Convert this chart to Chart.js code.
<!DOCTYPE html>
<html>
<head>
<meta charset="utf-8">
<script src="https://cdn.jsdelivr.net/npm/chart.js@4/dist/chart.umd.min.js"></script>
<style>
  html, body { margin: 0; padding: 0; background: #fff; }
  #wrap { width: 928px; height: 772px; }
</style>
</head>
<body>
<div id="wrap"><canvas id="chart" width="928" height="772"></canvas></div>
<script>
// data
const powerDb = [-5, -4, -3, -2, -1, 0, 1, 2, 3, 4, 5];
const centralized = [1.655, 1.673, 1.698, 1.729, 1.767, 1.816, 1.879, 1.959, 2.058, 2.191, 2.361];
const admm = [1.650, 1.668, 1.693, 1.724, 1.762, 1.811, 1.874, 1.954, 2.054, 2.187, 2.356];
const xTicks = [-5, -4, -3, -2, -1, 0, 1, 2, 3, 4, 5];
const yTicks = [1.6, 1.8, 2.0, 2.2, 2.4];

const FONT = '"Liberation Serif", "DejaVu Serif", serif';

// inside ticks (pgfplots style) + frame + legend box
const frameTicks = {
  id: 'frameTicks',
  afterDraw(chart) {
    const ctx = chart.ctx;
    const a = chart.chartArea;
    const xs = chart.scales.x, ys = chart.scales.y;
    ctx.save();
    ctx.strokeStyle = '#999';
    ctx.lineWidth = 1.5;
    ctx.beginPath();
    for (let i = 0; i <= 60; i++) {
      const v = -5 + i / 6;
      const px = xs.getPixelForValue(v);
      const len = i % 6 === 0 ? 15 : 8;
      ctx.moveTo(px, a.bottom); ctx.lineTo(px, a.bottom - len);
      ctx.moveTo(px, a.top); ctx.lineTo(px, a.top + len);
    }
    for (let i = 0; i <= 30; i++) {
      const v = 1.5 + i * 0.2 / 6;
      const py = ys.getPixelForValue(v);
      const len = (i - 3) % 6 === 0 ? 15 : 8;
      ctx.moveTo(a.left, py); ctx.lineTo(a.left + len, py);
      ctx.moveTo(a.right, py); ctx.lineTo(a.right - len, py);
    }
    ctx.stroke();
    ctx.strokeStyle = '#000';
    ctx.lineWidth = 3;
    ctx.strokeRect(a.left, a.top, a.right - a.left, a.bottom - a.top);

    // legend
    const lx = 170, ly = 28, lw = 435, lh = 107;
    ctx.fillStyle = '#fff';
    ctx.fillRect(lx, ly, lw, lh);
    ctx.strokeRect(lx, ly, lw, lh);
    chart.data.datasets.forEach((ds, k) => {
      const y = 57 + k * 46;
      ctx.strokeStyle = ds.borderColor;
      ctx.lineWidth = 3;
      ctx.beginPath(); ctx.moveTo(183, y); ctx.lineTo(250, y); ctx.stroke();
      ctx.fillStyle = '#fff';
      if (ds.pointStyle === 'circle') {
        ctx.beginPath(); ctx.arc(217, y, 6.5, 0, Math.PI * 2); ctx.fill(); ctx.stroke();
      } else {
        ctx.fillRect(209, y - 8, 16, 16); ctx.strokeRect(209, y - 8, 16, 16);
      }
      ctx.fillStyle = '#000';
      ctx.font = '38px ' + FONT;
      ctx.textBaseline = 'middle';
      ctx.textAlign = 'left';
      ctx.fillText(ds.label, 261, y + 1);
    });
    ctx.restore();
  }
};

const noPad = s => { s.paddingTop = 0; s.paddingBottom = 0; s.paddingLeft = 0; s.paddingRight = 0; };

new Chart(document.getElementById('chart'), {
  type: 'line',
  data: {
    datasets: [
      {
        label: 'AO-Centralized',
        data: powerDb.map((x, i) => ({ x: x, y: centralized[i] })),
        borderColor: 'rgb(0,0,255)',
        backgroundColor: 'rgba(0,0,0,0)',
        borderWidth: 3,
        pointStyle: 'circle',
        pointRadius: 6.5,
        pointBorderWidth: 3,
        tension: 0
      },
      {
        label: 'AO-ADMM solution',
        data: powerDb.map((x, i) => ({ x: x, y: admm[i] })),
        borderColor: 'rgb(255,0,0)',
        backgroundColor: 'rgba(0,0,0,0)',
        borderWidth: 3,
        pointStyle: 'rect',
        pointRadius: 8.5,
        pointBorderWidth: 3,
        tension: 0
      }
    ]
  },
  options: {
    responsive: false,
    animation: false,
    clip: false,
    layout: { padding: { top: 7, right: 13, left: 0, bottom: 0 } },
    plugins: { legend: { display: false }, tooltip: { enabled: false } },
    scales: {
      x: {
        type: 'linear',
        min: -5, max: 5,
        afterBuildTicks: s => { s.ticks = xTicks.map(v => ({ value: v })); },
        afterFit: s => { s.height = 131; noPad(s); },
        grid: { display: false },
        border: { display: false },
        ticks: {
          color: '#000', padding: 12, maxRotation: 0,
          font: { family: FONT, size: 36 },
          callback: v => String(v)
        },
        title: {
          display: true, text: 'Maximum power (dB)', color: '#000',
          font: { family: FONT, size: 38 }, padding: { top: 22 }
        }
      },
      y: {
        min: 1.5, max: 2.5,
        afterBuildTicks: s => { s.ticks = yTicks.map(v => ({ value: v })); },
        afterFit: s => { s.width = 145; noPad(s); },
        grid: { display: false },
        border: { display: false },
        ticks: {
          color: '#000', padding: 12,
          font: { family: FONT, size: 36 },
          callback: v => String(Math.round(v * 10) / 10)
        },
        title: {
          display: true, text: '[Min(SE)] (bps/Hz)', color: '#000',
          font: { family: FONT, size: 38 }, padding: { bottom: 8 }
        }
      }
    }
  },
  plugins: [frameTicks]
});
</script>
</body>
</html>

☆ ☆ ☆ ☆

:: PROBLEM DESCRIPTION ::
Copy, please, exactly the lines that start at the first line of the data and end at the line containing "ctx.strokeRect(a.left, a.top, a.right", both kept and no others.

:: EXERCISE ANSWER ::
Convert this chart to Chart.js code.
<!DOCTYPE html>
<html>
<head>
<meta charset="utf-8">
<script src="https://cdn.jsdelivr.net/npm/chart.js@4/dist/chart.umd.min.js"></script>
<style>
  html, body { margin: 0; padding: 0; background: #fff; }
  #wrap { width: 928px; height: 772px; }
</style>
</head>
<body>
<div id="wrap"><canvas id="chart" width="928" height="772"></canvas></div>
<script>
// data
const powerDb = [-5, -4, -3, -2, -1, 0, 1, 2, 3, 4, 5];
const centralized = [1.655, 1.673, 1.698, 1.729, 1.767, 1.816, 1.879, 1.959, 2.058, 2.191, 2.361];
const admm = [1.650, 1.668, 1.693, 1.724, 1.762, 1.811, 1.874, 1.954, 2.054, 2.187, 2.356];
const xTicks = [-5, -4, -3, -2, -1, 0, 1, 2, 3, 4, 5];
const yTicks = [1.6, 1.8, 2.0, 2.2, 2.4];

const FONT = '"Liberation Serif", "DejaVu Serif", serif';

// inside ticks (pgfplots style) + frame + legend box
const frameTicks = {
  id: 'frameTicks',
  afterDraw(chart) {
    const ctx = chart.ctx;
    const a = chart.chartArea;
    const xs = chart.scales.x, ys = chart.scales.y;
    ctx.save();
    ctx.strokeStyle = '#999';
    ctx.lineWidth = 1.5;
    ctx.beginPath();
    for (let i = 0; i <= 60; i++) {
      const v = -5 + i / 6;
      const px = xs.getPixelForValue(v);
      const len = i % 6 === 0 ? 15 : 8;
      ctx.moveTo(px, a.bottom); ctx.lineTo(px, a.bottom - len);
      ctx.moveTo(px, a.top); ctx.lineTo(px, a.top + len);
    }
    for (let i = 0; i <= 30; i++) {
      const v = 1.5 + i * 0.2 / 6;
      const py = ys.getPixelForValue(v);
      const len = (i - 3) % 6 === 0 ? 15 : 8;
      ctx.moveTo(a.left, py); ctx.lineTo(a.left + len, py);
      ctx.moveTo(a.right, py); ctx.lineTo(a.right - len, py);
    }
    ctx.stroke();
    ctx.strokeStyle = '#000';
    ctx.lineWidth = 3;
    ctx.strokeRect(a.left, a.top, a.right - a.left, a.bottom - a.top);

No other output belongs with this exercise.